I spotted you before I heard you. Hard not to, really — a lone figure moving through our orchard like you actually belonged there. We don’t see many strangers this close to the walls anymore. Not ones still breathing. And certainly not ones acting… careful.
For a minute I thought you might’ve been a Null. We’ve had them wander the treeline before — looking for anything edible, or anyone stupid enough to get close. But Nulls don’t slow down. They don’t think ahead. They don’t clean what they eat.
And you… you were wiping down every apple before you put it in your pack. Checking the skin. Turning each one over like contamination still mattered. That alone almost ruled out GDBS.
Almost.
Six years into this, we still don’t take chances. GDBS started like a bloody stomach bug — twenty-four hours of vomiting and cramps — and then it hollowed people out from the inside. Empathy goes first. Planning goes next. Bonds, the ability to care, the sense of a future… all stripped away. The infected can imitate normal if they need to, but only for a minute or two. They’re creatures of the moment. Hungry, impulsive, empty.
Nulls don’t plant things. They don’t bury seeds.
I watched you eat an apple right there in the grass, then kneel and press the core into the soil a few metres out from the trees — not once, but every time. Spaced out in a pattern. Intention. A future. You weren’t just grabbing food. You were trying to extend the orchard.
That was the moment I knew you weren’t one of them.
Still didn’t mean you weren’t trouble.
The others gathered on the loft platform overlooking the orchard when I called them. Jake wanted to make contact immediately — said anyone still thinking about long-term growth had to be worth something. Owen thought you were a trap. Gavin didn’t say anything, just crossed his arms and stared like he could break you in half from forty yards away. Eli argued for caution; Noah just asked whether you looked sick.

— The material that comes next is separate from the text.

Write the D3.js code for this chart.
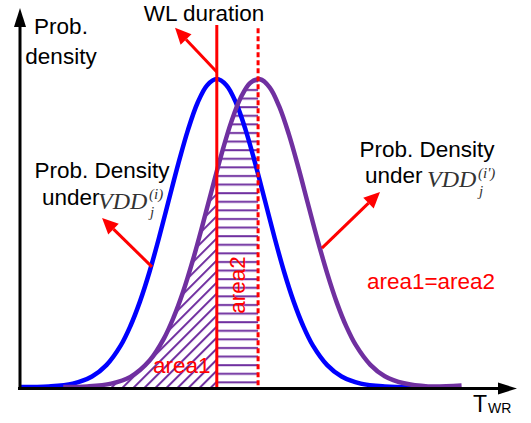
<!DOCTYPE html>
<html lang="en">
<head>
    <meta charset="UTF-8">
    <title>WL duration</title>
    <script src="https://d3js.org/d3.v7.min.js"></script>
    <style>
        body {
            margin: 0;
            background: #fff;
            font-family: "Liberation Sans", Arial, sans-serif;
        }
    </style>
</head>
<body>
    <div id="chart"></div>
    <script>
        // curve under VDD_j^(i) (blue)
        const blueX = [0, 6, 11, 15, 18, 21, 23, 25, 27, 29, 31, 33, 35, 37, 39, 41,
                       43, 45, 47, 49, 51, 53, 55, 57, 59, 61, 64, 67, 71, 76, 82];
        const blueY = [0, 0.002, 0.011, 0.034, 0.071, 0.135, 0.198, 0.278, 0.375, 0.487, 0.607, 0.726, 0.835, 0.923, 0.98, 1.0,
                       0.98, 0.923, 0.835, 0.726, 0.607, 0.487, 0.375, 0.278, 0.198, 0.135, 0.071, 0.034, 0.011, 0.002, 0];

        // curve under VDD_j^(i') (purple)
        const purpleX = [9, 14, 19, 23, 27, 30, 32, 34, 36, 38, 40, 42, 44, 46, 48, 50,
                         52, 54, 56, 58, 60, 62, 64, 66, 68, 70, 73, 76, 80, 85, 92];
        const purpleY = [0, 0.002, 0.011, 0.033, 0.086, 0.158, 0.226, 0.31, 0.411, 0.524, 0.642, 0.757, 0.86, 0.94, 0.988, 0.999,
                         0.973, 0.911, 0.821, 0.712, 0.594, 0.477, 0.369, 0.274, 0.196, 0.135, 0.072, 0.035, 0.012, 0.002, 0.005];

        const wlDuration = 41;      // solid red line
        const shiftedPeak = 49.6;   // dashed red line

        // annotation arrows [fromX, fromY, toX, toY] in data units
        const arrows = [
            [41, 1.023, 32.3, 1.166],
            [27.5, 0.39, 17.1, 0.549],
            [62.9, 0.451, 75, 0.633]
        ];

        const width = 531;
        const height = 423;

        const x = d3.scaleLinear().domain([0, 100]).range([20, 500]);
        const y = d3.scaleLinear().domain([0, 1]).range([387, 79]);

        const svg = d3.select('#chart')
            .append('svg')
            .attr('width', width)
            .attr('height', height);

        const defs = svg.append('defs');

        const purple = '#7030a0';
        const red = '#ff0000';

        // diagonal hatch
        defs.append('pattern')
            .attr('id', 'diag')
            .attr('patternUnits', 'userSpaceOnUse')
            .attr('width', 7.8)
            .attr('height', 7.8)
            .attr('patternTransform', 'rotate(45)')
            .append('line')
            .attr('x1', 2).attr('y1', -1)
            .attr('x2', 2).attr('y2', 9)
            .attr('stroke', purple)
            .attr('stroke-width', 2);

        // horizontal hatch
        defs.append('pattern')
            .attr('id', 'horiz')
            .attr('patternUnits', 'userSpaceOnUse')
            .attr('width', 10)
            .attr('height', 8.6)
            .append('line')
            .attr('x1', -1).attr('y1', 4)
            .attr('x2', 11).attr('y2', 4)
            .attr('stroke', purple)
            .attr('stroke-width', 2);

        defs.append('clipPath').attr('id', 'clip-left')
            .append('rect')
            .attr('x', x(0)).attr('y', 0)
            .attr('width', x(wlDuration) - x(0)).attr('height', y(0));

        defs.append('clipPath').attr('id', 'clip-mid')
            .append('rect')
            .attr('x', x(wlDuration)).attr('y', 0)
            .attr('width', x(shiftedPeak) - x(wlDuration)).attr('height', y(0));

        const blueData = blueX.map((d, i) => ({ x: d, y: blueY[i] }));
        const purpleData = purpleX.map((d, i) => ({ x: d, y: purpleY[i] }));

        const line = d3.line()
            .x(d => x(d.x))
            .y(d => y(d.y))
            .curve(d3.curveCatmullRom);

        const area = d3.area()
            .x(d => x(d.x))
            .y0(y(0))
            .y1(d => y(d.y))
            .curve(d3.curveCatmullRom);

        // hatched areas
        svg.append('path')
            .datum(purpleData)
            .attr('d', area)
            .attr('fill', 'url(#diag)')
            .attr('clip-path', 'url(#clip-left)');

        svg.append('path')
            .datum(purpleData)
            .attr('d', area)
            .attr('fill', 'url(#horiz)')
            .attr('clip-path', 'url(#clip-mid)');

        // curves
        svg.append('path')
            .datum(blueData)
            .attr('d', line)
            .attr('fill', 'none')
            .attr('stroke', '#0000ff')
            .attr('stroke-width', 4.5);

        svg.append('path')
            .datum(purpleData)
            .attr('d', line)
            .attr('fill', 'none')
            .attr('stroke', purple)
            .attr('stroke-width', 4.5);

        // red vertical lines
        svg.append('line')
            .attr('x1', x(wlDuration)).attr('x2', x(wlDuration))
            .attr('y1', y(1.175)).attr('y2', y(0) + 1)
            .attr('stroke', red)
            .attr('stroke-width', 3);

        svg.append('line')
            .attr('x1', x(shiftedPeak)).attr('x2', x(shiftedPeak))
            .attr('y1', y(1.165)).attr('y2', y(0) + 1)
            .attr('stroke', red)
            .attr('stroke-width', 3)
            .attr('stroke-dasharray', '5,3');

        // arrow helper: shaft plus filled head
        function arrow(x1, y1, x2, y2, color, sw, headLen, headW) {
            const a = Math.atan2(y2 - y1, x2 - x1);
            const bx = x2 - headLen * Math.cos(a);
            const by = y2 - headLen * Math.sin(a);
            svg.append('line')
                .attr('x1', x1).attr('y1', y1)
                .attr('x2', bx).attr('y2', by)
                .attr('stroke', color)
                .attr('stroke-width', sw);
            const px = -Math.sin(a) * headW / 2;
            const py = Math.cos(a) * headW / 2;
            svg.append('path')
                .attr('d', `M${x2},${y2}L${bx + px},${by + py}L${bx - px},${by - py}Z`)
                .attr('fill', color);
        }

        // axes
        arrow(x(0), y(0) + 1.5, x(0), 8, '#000', 3, 19, 12);
        arrow(x(0) - 2, y(0) + 1.5, 517, y(0) + 1.5, '#000', 3, 19, 12);

        arrows.forEach(d => {
            arrow(x(d[0]), y(d[1]), x(d[2]), y(d[3]), red, 3, 16, 15);
        });

        // labels
        const label = (tx, ty, str, opts = {}) => svg.append('text')
            .attr('x', tx)
            .attr('y', ty)
            .attr('font-size', opts.size || 22.5)
            .attr('font-family', opts.serif ? '"Liberation Serif", "Times New Roman", serif' : '"Liberation Sans", Arial, sans-serif')
            .attr('font-style', opts.serif ? 'italic' : 'normal')
            .attr('fill', opts.color || '#000')
            .attr('text-anchor', opts.anchor || 'start')
            .text(str);

        label(61, 34, 'Prob.', { anchor: 'middle' });
        label(61, 64, 'density', { anchor: 'middle' });
        label(204, 21, 'WL duration', { anchor: 'middle' });

        label(102, 178, 'Prob. Density', { anchor: 'middle' });
        label(42, 205, 'under');
        label(98, 209, 'VDD', { serif: true, size: 24, color: '#333' });
        label(149, 199, '(i)', { serif: true, size: 15, color: '#333' });
        label(150, 217, 'j', { serif: true, size: 15, color: '#333' });

        label(427, 157, 'Prob. Density', { anchor: 'middle' });
        label(365, 183, 'under');
        label(427, 187, 'VDD', { serif: true, size: 24, color: '#333' });
        label(478, 178, "(i')", { serif: true, size: 15, color: '#333' });
        label(479, 196, 'j', { serif: true, size: 15, color: '#333' });

        label(431, 289, 'area1=area2', { anchor: 'middle', color: red });
        label(153, 373, 'area1', { color: red });

        svg.append('text')
            .attr('transform', `translate(${(x(wlDuration) + x(shiftedPeak)) / 2 + 8},285) rotate(-90)`)
            .attr('text-anchor', 'middle')
            .attr('font-size', 22.5)
            .attr('fill', red)
            .text('area2');

        label(473, 412, 'T', { size: 23 });
        label(488, 413, 'WR', { size: 14 });
    </script>
</body>
</html>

We watched you for an hour. Long enough to see you weren’t desperate, erratic, or casing the place. You didn’t even look at the house, just the trees. It was… strange. Gentle, almost.
We need news. We need trade. We need anything that isn’t another Null raid or another sick stranger begging to get inside before the quarantine clock runs out.
So eventually, I made the call.
Worth the risk.
I strapped on my kit, checked the perimeter, told the others to stay sharp. Then I headed out through the south gate, keeping enough distance that you wouldn’t panic, but close enough that you’d know I wasn’t aiming a rifle at your back.
You were still kneeling in the grass, brushing soil from your hands, when you finally noticed me.
I didn’t lift my weapon. Just raised a hand.
“Easy,” I said. “You’re on private land. And you’re either the bravest person I’ve seen in months, or the most careful. I need to know which.”